_Stated exercise_
Write out, word for word, the stretch of lines beginning at the one with "Recreate this image as a Python" and ending at the one with "plt.rcParams['font.family'] = ['Open", omitting the images.

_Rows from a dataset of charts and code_
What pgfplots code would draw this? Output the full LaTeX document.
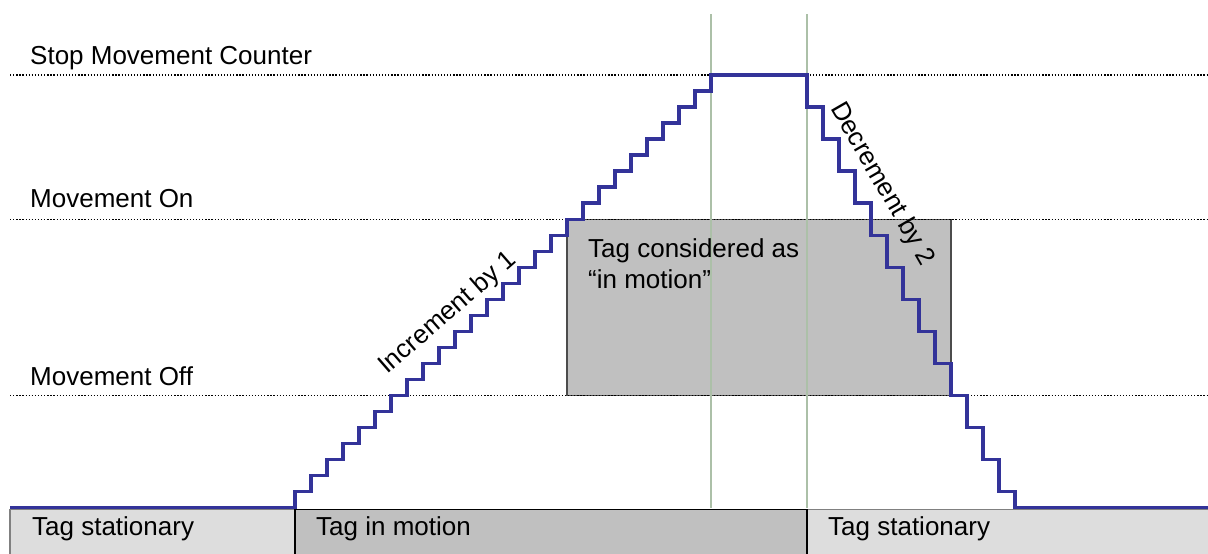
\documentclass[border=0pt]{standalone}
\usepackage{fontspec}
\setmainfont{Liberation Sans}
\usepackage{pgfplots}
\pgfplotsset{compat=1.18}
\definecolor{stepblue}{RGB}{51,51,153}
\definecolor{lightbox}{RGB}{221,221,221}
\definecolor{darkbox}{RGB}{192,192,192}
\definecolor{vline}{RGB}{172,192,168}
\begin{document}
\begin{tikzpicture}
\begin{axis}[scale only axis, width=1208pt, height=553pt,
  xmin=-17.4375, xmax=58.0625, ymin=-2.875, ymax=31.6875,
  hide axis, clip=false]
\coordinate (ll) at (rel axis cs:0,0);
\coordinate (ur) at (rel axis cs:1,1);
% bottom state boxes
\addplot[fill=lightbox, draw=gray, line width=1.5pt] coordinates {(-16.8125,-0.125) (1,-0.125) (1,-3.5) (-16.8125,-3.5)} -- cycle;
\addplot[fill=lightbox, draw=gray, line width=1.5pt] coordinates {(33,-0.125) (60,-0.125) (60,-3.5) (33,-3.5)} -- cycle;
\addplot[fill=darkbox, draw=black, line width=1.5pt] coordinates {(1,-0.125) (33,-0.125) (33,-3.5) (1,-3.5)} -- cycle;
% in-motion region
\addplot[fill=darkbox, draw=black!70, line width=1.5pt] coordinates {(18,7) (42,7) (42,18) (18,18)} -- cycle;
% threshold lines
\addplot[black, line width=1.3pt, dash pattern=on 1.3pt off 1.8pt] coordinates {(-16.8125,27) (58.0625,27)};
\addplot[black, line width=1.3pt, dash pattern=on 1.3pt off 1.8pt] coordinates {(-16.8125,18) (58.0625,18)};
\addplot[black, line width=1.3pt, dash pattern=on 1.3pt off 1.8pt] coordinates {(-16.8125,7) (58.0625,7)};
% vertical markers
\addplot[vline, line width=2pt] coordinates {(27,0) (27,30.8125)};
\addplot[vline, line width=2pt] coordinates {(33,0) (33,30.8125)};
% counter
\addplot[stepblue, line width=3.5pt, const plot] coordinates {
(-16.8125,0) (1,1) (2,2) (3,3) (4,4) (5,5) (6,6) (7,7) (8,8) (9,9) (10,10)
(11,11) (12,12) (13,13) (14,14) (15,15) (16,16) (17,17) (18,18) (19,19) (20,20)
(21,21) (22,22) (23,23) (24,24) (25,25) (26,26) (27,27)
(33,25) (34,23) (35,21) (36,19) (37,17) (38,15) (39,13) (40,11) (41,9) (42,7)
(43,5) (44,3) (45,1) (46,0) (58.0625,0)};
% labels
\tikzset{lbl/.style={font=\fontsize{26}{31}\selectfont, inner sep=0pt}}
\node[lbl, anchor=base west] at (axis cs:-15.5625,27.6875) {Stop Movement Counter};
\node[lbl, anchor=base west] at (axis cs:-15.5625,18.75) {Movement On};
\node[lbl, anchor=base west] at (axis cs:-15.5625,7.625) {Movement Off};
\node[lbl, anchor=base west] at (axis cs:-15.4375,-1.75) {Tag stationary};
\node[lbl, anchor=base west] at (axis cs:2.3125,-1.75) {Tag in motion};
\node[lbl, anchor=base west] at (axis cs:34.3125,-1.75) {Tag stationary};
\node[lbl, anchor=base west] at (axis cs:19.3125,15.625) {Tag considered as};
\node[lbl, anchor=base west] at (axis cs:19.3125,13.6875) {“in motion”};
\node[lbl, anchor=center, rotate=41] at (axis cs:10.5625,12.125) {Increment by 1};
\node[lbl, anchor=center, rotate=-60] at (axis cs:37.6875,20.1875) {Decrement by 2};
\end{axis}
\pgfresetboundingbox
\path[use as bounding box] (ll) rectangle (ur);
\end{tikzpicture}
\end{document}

---

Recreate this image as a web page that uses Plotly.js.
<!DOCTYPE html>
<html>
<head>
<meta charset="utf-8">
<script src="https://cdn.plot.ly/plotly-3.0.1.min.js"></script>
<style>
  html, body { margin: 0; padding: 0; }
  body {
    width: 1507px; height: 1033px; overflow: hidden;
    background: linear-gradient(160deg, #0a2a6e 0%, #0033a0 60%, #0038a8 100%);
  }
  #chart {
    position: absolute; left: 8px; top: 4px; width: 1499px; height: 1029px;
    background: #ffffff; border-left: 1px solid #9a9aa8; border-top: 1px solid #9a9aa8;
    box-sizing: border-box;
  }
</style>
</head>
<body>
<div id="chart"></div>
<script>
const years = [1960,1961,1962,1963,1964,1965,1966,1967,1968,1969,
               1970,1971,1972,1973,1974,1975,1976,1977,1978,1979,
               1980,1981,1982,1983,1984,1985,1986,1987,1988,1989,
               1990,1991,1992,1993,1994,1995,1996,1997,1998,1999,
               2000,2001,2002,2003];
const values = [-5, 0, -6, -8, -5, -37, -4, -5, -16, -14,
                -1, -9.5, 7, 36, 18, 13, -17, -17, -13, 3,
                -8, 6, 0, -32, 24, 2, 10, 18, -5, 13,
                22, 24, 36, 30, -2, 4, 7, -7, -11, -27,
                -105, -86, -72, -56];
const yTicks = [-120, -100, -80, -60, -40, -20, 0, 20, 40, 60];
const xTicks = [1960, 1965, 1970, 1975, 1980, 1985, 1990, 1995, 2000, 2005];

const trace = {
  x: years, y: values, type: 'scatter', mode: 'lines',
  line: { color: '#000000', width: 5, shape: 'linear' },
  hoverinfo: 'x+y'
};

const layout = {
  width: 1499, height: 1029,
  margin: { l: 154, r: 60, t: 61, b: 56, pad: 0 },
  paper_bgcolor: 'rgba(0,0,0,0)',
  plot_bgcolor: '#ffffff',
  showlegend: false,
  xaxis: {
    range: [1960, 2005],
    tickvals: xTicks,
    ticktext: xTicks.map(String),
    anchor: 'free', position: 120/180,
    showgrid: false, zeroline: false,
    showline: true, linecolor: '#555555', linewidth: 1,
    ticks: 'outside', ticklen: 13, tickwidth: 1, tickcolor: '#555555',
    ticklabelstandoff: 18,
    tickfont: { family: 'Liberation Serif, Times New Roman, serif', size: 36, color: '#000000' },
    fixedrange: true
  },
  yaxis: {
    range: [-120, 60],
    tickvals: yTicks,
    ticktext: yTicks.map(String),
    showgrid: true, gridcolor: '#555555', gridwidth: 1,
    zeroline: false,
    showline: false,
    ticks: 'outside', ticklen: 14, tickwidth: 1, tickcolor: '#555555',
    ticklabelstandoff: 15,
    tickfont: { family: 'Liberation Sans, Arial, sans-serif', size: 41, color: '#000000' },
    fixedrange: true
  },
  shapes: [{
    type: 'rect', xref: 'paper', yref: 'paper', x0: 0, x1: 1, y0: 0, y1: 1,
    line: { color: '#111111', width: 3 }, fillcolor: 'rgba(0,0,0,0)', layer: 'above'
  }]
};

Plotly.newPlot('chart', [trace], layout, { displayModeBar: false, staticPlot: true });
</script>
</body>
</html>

--

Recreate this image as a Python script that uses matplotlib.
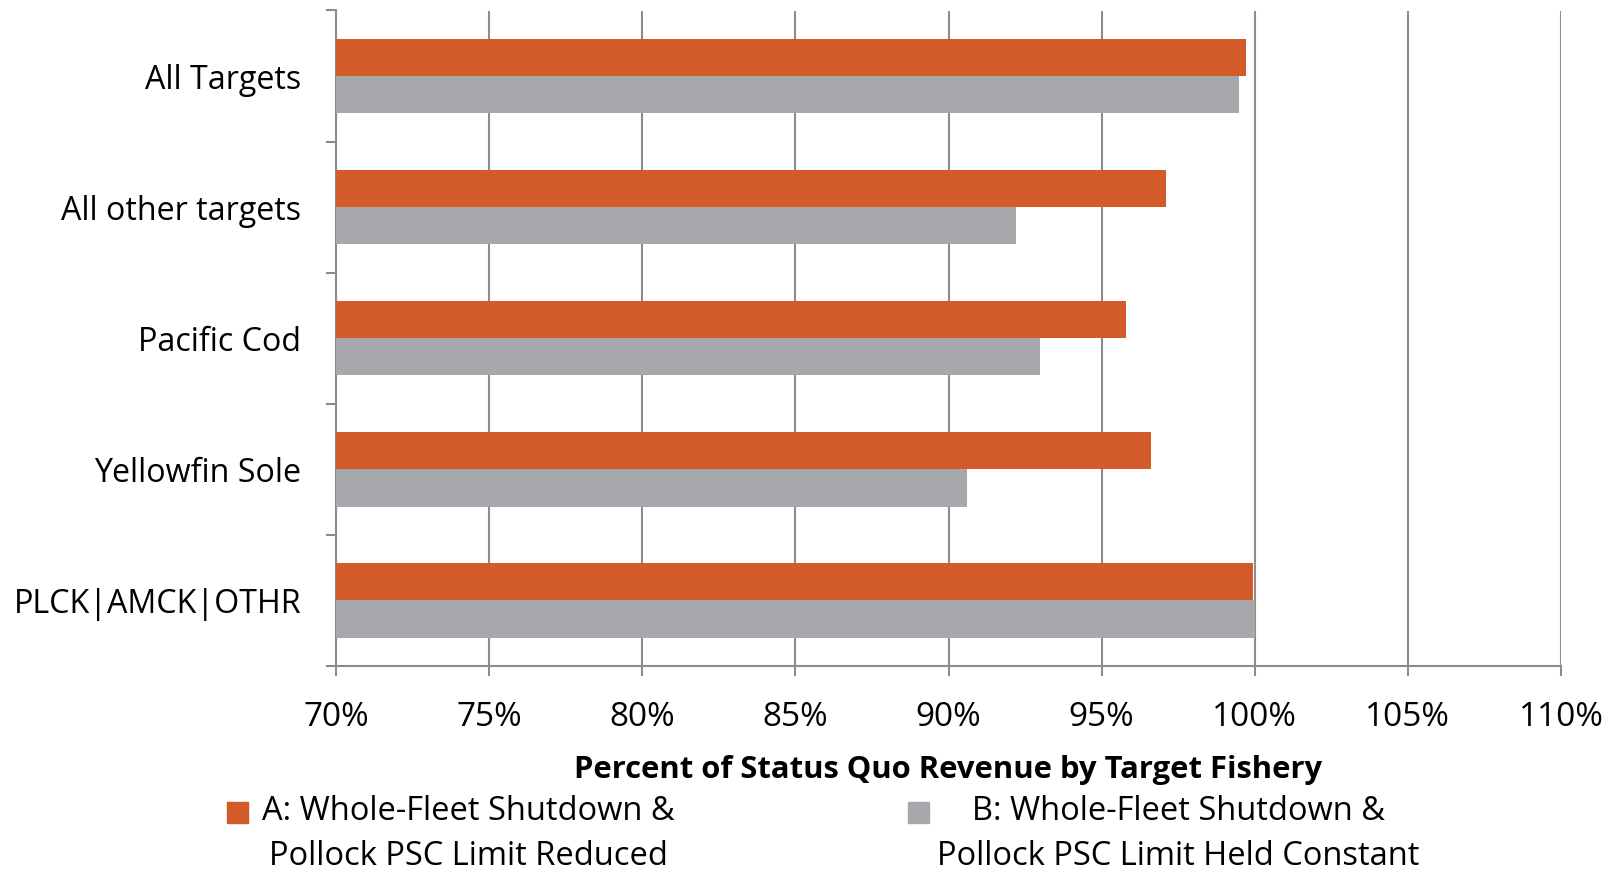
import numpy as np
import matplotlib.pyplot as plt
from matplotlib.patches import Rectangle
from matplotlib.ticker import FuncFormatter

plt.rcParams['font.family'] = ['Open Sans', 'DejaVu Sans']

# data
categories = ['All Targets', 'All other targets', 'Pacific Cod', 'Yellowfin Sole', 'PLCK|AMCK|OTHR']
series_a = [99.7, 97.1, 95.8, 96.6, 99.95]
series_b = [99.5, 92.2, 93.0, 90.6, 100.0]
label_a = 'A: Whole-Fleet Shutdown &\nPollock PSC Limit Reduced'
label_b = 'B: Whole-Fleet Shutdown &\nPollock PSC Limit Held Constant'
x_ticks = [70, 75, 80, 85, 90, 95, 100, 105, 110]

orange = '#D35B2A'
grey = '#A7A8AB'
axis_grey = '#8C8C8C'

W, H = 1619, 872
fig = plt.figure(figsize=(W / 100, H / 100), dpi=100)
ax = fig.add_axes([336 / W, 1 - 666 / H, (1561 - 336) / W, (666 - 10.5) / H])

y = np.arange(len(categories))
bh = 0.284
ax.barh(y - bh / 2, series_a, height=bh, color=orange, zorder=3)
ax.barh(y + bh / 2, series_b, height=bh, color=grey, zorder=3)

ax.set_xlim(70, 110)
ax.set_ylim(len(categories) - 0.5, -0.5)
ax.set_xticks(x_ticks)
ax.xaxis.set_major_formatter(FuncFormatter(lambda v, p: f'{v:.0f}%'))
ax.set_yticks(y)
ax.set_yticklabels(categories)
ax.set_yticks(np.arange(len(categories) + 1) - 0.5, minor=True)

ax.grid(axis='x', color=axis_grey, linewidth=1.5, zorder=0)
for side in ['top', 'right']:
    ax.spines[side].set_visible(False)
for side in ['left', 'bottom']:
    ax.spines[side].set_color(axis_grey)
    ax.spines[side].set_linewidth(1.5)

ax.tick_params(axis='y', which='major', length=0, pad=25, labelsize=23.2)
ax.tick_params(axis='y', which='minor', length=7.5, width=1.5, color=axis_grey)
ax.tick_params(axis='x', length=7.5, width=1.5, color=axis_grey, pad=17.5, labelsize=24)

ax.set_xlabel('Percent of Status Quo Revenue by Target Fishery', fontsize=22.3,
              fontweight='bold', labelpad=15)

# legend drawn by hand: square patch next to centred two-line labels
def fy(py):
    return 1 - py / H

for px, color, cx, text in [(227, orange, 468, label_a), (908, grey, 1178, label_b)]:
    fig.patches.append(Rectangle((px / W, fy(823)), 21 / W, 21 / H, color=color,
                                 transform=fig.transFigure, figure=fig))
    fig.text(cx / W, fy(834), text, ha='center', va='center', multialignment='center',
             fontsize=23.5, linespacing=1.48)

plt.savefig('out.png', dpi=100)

_Task answer_
Recreate this image as a Python script that uses matplotlib.
import numpy as np
import matplotlib.pyplot as plt
from matplotlib.patches import Rectangle
from matplotlib.ticker import FuncFormatter

plt.rcParams['font.family'] = ['Open Sans', 'DejaVu Sans']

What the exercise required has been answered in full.